### Exercise description:
Records follow. Pull out every line that contains "this".

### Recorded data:
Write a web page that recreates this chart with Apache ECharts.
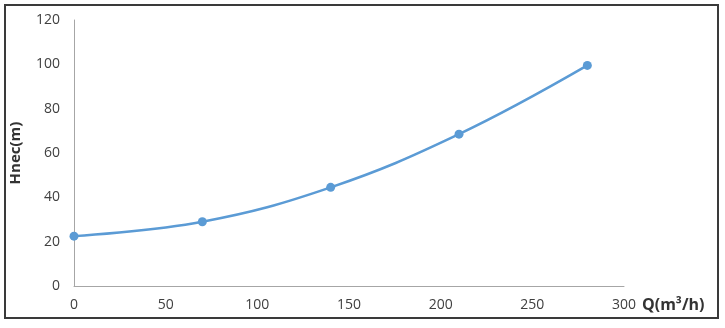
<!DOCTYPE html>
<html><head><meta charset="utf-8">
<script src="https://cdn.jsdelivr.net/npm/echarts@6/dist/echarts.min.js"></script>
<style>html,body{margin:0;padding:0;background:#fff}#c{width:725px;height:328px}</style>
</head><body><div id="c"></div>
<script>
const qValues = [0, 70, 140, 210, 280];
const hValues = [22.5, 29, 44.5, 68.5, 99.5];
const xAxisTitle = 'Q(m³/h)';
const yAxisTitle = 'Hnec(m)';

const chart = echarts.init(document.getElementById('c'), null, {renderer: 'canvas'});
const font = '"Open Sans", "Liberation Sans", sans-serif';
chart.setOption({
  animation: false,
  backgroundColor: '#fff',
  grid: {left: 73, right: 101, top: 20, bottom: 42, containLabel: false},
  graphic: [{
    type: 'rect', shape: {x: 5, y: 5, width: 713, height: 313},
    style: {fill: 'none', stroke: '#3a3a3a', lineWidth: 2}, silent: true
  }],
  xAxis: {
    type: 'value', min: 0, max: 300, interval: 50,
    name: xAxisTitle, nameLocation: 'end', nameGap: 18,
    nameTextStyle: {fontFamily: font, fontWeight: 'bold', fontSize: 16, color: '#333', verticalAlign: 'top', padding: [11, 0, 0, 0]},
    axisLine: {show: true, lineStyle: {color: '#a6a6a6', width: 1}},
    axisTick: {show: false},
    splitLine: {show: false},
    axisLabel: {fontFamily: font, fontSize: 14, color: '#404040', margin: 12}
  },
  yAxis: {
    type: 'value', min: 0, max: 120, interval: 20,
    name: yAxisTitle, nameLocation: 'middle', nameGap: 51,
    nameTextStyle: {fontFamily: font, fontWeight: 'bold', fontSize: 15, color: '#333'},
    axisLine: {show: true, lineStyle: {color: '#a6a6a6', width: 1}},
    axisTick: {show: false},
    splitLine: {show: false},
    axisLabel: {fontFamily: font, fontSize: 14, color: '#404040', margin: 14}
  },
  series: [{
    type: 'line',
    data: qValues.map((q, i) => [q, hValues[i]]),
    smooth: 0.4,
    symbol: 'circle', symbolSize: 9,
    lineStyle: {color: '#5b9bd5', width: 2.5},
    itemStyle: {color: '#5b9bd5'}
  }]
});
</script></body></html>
==
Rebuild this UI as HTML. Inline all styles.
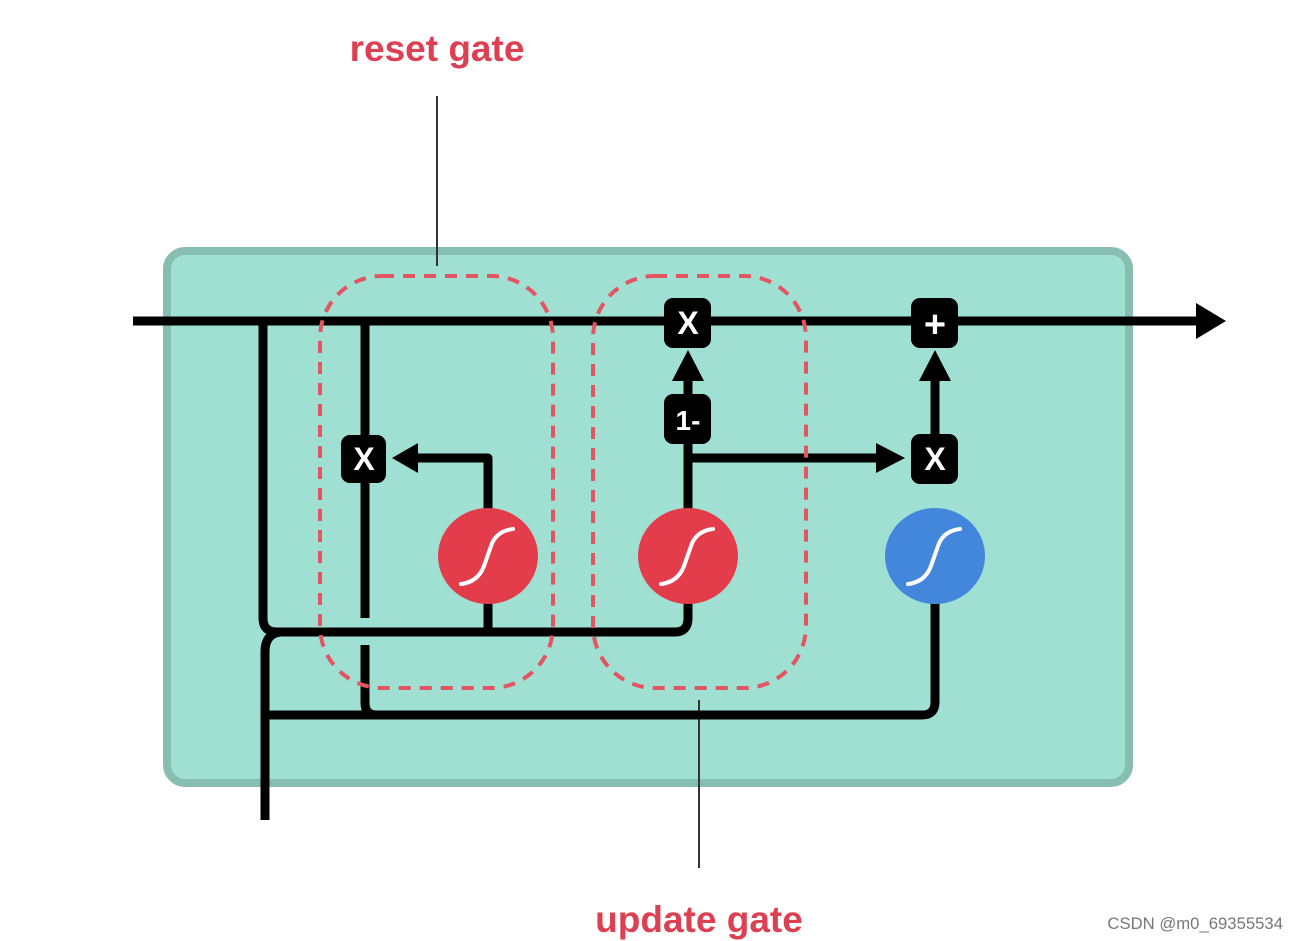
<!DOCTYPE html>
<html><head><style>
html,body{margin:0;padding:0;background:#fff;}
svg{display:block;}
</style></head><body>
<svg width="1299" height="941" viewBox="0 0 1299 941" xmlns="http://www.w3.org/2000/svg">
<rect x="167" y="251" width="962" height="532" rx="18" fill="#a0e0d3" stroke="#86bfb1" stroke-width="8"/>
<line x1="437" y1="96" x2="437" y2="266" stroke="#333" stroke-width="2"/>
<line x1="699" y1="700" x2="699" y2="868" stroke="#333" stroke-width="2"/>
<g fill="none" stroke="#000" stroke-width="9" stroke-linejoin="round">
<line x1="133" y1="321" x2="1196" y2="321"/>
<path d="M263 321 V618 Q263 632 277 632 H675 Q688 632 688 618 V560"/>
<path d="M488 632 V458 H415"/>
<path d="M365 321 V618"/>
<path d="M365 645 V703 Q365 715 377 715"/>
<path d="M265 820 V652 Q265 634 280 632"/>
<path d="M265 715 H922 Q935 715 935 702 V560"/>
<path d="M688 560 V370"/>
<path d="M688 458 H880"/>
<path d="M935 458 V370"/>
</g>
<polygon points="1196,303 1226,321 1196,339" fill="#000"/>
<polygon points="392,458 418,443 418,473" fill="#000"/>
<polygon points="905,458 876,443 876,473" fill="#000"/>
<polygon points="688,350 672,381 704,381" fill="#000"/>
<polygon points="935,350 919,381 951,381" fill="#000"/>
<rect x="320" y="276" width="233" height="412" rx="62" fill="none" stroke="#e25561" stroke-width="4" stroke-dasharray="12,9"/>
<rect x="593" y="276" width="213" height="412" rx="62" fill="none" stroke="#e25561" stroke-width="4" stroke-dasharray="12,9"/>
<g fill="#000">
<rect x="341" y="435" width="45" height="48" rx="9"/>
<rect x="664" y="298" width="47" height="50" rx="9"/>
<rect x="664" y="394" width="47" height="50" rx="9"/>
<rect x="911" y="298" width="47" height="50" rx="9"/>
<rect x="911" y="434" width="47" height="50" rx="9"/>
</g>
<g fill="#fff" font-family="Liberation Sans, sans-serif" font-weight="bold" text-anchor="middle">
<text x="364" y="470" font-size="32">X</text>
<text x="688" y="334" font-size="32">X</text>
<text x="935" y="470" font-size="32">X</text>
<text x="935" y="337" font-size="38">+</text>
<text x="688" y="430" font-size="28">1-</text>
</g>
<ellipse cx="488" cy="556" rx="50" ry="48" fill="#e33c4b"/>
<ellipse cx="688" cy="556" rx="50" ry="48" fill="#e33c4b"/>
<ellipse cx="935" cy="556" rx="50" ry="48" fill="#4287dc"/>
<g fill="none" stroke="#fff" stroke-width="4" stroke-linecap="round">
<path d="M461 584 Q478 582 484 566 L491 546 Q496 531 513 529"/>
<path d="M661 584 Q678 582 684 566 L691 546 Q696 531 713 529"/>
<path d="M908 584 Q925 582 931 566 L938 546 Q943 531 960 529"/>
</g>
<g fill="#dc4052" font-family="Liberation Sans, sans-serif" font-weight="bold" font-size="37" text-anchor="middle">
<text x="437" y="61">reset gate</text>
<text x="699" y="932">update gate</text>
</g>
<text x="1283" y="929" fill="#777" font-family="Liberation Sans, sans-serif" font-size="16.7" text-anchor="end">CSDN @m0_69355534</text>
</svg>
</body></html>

### Task output:
Write a web page that recreates this chart with Apache ECharts.
Rebuild this UI as HTML. Inline all styles.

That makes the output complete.